Traveling back today, outside temperature was 75-80. I was running on LP, Fan was still in "always on" mode and it ALMOST maintained temperature, but when we would open the fridge, it would never recover By the time we got to our night spot, we were at 44, we want to see it at 40 or below. I have looked thru the small access hole, the flame is lit, I haven't done much more than that. The only thing that has really changed recently is on our last trip in early July we did run out of gas and switched to the second tank for the first time (Our dealer advised us to just keep it on 1 tank, and manually switch, not leave the regulator in the auto switch position). I had the empty tank filled tonight and am going to try running off that tank tomorrow and see if there is any difference, I suppose there is a chance this may be the regulator and its just not pumping enough gas back there but I am grasping at straws here.
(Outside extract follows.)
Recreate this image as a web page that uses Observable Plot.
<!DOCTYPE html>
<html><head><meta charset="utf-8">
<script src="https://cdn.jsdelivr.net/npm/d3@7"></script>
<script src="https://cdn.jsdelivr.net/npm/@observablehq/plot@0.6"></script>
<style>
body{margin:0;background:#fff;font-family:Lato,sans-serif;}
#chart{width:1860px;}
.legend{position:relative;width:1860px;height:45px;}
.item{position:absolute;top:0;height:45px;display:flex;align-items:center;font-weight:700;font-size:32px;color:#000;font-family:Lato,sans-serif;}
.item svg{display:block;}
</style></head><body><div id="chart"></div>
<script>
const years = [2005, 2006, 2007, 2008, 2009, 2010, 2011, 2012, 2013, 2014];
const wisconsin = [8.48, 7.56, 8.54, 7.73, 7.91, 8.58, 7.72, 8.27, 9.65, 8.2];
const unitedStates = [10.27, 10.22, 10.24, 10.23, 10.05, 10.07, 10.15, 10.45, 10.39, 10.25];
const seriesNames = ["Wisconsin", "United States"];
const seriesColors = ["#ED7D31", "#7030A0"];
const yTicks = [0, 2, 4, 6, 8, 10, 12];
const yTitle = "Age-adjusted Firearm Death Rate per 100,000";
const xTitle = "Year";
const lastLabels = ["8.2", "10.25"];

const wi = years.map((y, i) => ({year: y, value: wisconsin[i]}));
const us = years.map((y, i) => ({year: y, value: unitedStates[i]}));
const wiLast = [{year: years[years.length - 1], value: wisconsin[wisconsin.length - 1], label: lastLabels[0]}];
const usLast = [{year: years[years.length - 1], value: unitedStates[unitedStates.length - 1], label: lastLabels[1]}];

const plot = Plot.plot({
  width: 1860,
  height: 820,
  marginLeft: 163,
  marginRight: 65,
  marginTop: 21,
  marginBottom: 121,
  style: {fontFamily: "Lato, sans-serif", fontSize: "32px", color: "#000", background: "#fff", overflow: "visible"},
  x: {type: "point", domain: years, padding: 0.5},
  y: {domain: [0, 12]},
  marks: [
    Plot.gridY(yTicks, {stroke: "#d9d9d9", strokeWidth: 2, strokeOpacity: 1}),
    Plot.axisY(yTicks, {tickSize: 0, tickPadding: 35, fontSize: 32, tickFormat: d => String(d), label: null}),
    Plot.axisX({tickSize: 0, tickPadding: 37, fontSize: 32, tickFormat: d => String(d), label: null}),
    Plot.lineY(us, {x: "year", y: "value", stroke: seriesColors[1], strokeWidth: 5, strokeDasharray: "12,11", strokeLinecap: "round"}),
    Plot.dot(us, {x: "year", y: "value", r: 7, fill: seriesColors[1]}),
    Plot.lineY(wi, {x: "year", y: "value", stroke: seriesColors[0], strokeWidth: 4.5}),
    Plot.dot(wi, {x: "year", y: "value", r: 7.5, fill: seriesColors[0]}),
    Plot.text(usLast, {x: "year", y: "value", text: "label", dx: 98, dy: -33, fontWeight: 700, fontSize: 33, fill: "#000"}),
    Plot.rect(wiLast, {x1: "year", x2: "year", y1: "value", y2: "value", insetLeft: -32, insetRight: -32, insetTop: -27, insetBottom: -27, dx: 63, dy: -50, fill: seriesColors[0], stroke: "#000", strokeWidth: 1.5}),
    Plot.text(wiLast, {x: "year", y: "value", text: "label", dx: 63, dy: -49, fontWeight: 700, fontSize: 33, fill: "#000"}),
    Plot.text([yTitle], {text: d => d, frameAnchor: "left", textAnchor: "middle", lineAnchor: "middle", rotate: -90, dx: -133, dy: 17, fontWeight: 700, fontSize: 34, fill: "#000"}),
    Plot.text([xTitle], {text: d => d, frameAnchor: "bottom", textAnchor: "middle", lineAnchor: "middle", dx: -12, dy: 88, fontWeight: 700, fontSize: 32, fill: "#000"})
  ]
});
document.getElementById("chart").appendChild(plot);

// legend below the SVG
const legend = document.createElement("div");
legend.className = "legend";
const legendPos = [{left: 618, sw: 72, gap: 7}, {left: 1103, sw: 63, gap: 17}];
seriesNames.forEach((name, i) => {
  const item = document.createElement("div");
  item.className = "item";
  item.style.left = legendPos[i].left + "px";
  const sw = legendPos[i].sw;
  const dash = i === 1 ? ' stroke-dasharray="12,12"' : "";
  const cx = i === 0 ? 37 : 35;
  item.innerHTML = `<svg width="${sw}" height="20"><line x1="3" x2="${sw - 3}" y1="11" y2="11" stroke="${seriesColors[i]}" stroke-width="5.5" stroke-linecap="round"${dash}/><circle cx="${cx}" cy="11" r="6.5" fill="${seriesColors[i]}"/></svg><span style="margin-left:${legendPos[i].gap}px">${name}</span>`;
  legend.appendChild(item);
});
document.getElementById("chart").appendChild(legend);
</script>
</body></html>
We also just put the thermometer in the refrigerator, so honestly I cant be 100% sure this hasn't been an issue all along, although it has in the past cooled down within 12-18 hours to quite cool on gas, this trip it didn't. I am not sure we have really used the outside grill our stove since we did this switch. Otherwise I will just have the dealer look at it in September when they winterize and do my laundry list of warranty issues.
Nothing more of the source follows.